For waters break forth in the wilderness,
and streams in the desert;
7 the burning sand shall become a pool,
and the thirsty ground springs of water;
in the haunt of jackals, where they lie down,
the grass shall become reeds and rushes.
- The Kingdom means abundant provision and joy (p. 13). Isaiah 25:6 says, “On this mountain the LORD of hosts will make for all peoples a feast of rich food, a feast of well-aged wine, of rich food full of marrow, of aged wine well refined.” If God cooks for you, you can be sure it will be a meal worth rejoicing over!
- Finally, the Kingdom means death would be destroyed. “He will swallow up death forever,” says Isaiah 25:8.
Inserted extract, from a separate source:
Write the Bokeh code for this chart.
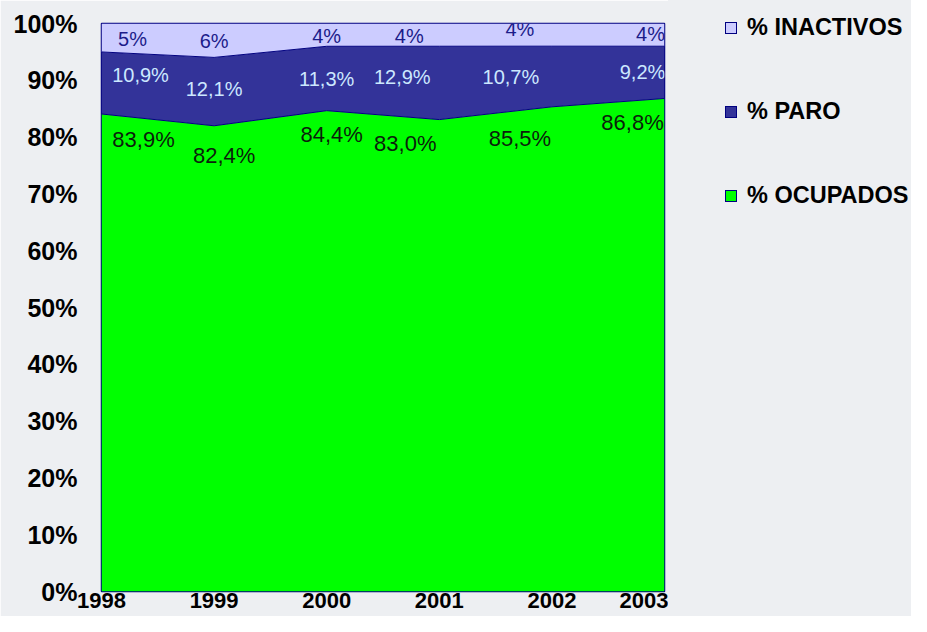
from bokeh.plotting import figure
from bokeh.layouts import row
from bokeh.models import FixedTicker, PrintfTickFormatter, ColumnDataSource, Div
from bokeh.core.properties import value
from bokeh.embed import file_html
from bokeh.resources import INLINE

# ---- data ----
years = [1998, 1999, 2000, 2001, 2002, 2003]
ocupados = [83.9, 82.4, 84.4, 83.0, 85.5, 86.8]
paro = [10.9, 12.1, 11.3, 12.9, 10.7, 9.2]
inactivos = [5, 6, 4, 4, 4, 4]
y_ticks = [0, 10, 20, 30, 40, 50, 60, 70, 80, 90, 100]
series_names = ["% INACTIVOS", "% PARO", "% OCUPADOS"]

# ---- 100% stacking ----
totals = [o + p + i for o, p, i in zip(ocupados, paro, inactivos)]
base = [0.0 for _ in years]
top_ocu = [o / t * 100 for o, t in zip(ocupados, totals)]
top_paro = [(o + p) / t * 100 for o, p, t in zip(ocupados, paro, totals)]
top_ina = [100.0 for _ in years]

def fmt1(v):
    return ("%.1f" % v).replace(".", ",") + "%"

def fmt0(v):
    return "%d%%" % v

# label layout (pixel offsets from the data point / series top)
ocu_dx = [42, 10, 5, -34, -32, -32]
ocu_dy = [26, 30, 24, 24, 32, 24]
paro_dx = [39, 0, 0, -37, -41, -22]
paro_dy = [23, 32, 33, 31, 31, 26]
ina_dx = [31, 0, 0, -30, -32, -14]
ina_dy = [15, 17, 12, 12, 5, 10]

BG = "#edeff2"
NAVY = "#000080"
C_OCU = "#00ff00"
C_PARO = "#333399"
C_INA = "#ccccff"

W_MAIN, W_LEG, H = 668, 243, 616

p = figure(width=W_MAIN, height=H, output_backend="svg", toolbar_location=None,
           x_range=(1998, 2003), y_range=(0, 100),
           min_border_left=101, min_border_right=4, min_border_top=23, min_border_bottom=25)
p.background_fill_color = BG
p.border_fill_color = BG
p.outline_line_color = NAVY
p.outline_line_width = 1.5
p.grid.visible = False

src = ColumnDataSource(dict(x=years, b=base, o=top_ocu, pr=top_paro, i=top_ina))
p.varea(x="x", y1="b", y2="o", source=src, fill_color=C_OCU)
p.varea(x="x", y1="o", y2="pr", source=src, fill_color=C_PARO)
p.varea(x="x", y1="pr", y2="i", source=src, fill_color=C_INA)
p.line(x="x", y="o", source=src, line_color=NAVY, line_width=1)
p.line(x="x", y="pr", source=src, line_color=NAVY, line_width=1)

# data labels
for tops, vals, f, dx, dy, col, size in [
    (top_ocu, ocupados, fmt1, ocu_dx, ocu_dy, "#0b1f0b", "22px"),
    (top_paro, paro, fmt1, paro_dx, paro_dy, "#cce8ff", "20px"),
    (top_ina, inactivos, fmt0, ina_dx, ina_dy, "#1c1c8a", "20px"),
]:
    ls = ColumnDataSource(dict(x=years, y=tops, t=[f(v) for v in vals], dx=dx, dy=dy))
    p.text(x="x", y="y", text="t", x_offset="dx", y_offset="dy", source=ls,
           text_font=value("Liberation Sans"), text_font_size=size, text_color=col,
           text_align="center", text_baseline="middle")

# axes
p.xaxis.ticker = FixedTicker(ticks=years)
p.yaxis.ticker = FixedTicker(ticks=y_ticks)
p.yaxis.formatter = PrintfTickFormatter(format="%d%%")
for ax in (p.xaxis, p.yaxis):
    ax.axis_line_color = None
    ax.major_tick_line_color = None
    ax.minor_tick_line_color = None
    ax.major_tick_in = 0
    ax.major_tick_out = 0
    ax.major_label_text_font = "Liberation Sans"
    ax.major_label_text_font_style = "bold"
    ax.major_label_text_color = "#000000"
p.yaxis.major_label_text_font_size = "25px"
p.xaxis.major_label_text_font_size = "22px"
p.yaxis.major_label_standoff = 24
p.xaxis.major_label_standoff = 1

# ---- legend panel (HTML, pixel layout) ----
leg_y = [28, 112, 196]
sq_x, sq = 57, 12
txt_x = 79
parts = []
for name, col, yc in zip(series_names, [C_INA, C_PARO, C_OCU], leg_y):
    parts.append(
        f'<div style="position:absolute;left:{sq_x}px;top:{yc - sq // 2}px;width:{sq}px;height:{sq}px;'
        f'background:{col};border:1px solid {NAVY};box-sizing:border-box"></div>')
    parts.append(
        f'<div style="position:absolute;left:{txt_x}px;top:{yc}px;transform:translateY(-50%);'
        f'line-height:1;white-space:nowrap">{name}</div>')
html = (f'<div style="position:relative;width:{W_LEG}px;height:{H}px;background:{BG};'
        f"font-family:'Liberation Sans',Arial,sans-serif;font-weight:bold;font-size:23.5px;"
        f'color:#000000;overflow:hidden">' + "".join(parts) + "</div>")
lg = Div(text=html, width=W_LEG, height=H, margin=0,
         styles={"background-color": BG})

layout = row(p, lg, spacing=0)
open("out.html", "w").write(file_html(layout, INLINE))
Now perhaps as you’ve read the New Testament you may have thought of Jesus as just traveling from place to place doing random acts of kindness. Getting kittens down from trees, helping old ladies cross the street, not cursing when he hits his thumb with his carpenter’s hammer. But now that you’ve heard about the eighteen ways in which the Kingdom of God would rock the world off its hinges…do you see that in his ministry Jesus was carefully following a meticulously laid out plan to embody every one of these eighteen ways?
This is why people watched him and wondered. And you couldn’t help but wonder when through his actions—his healings, his miraculous meals, his forgiveness of sins, his pronouncing of woes on the enemies of God—he enacted one by one each of the eighteen dimensions which the prophets said would be unleashed on the “great and terrible day of the Lord.”
In fact, before his death and after his resurrection, he even said that this is exactly what he was doing.
And this leads to what may be the most crucial insight of all related to the Work of Mercy of proclaiming the gospel:
When we proclaim the gospel, we often focus only on the personal forgiveness of sins and individual destiny after death of our hearer because we ourselves are slow to believe all that the prophets have spoken.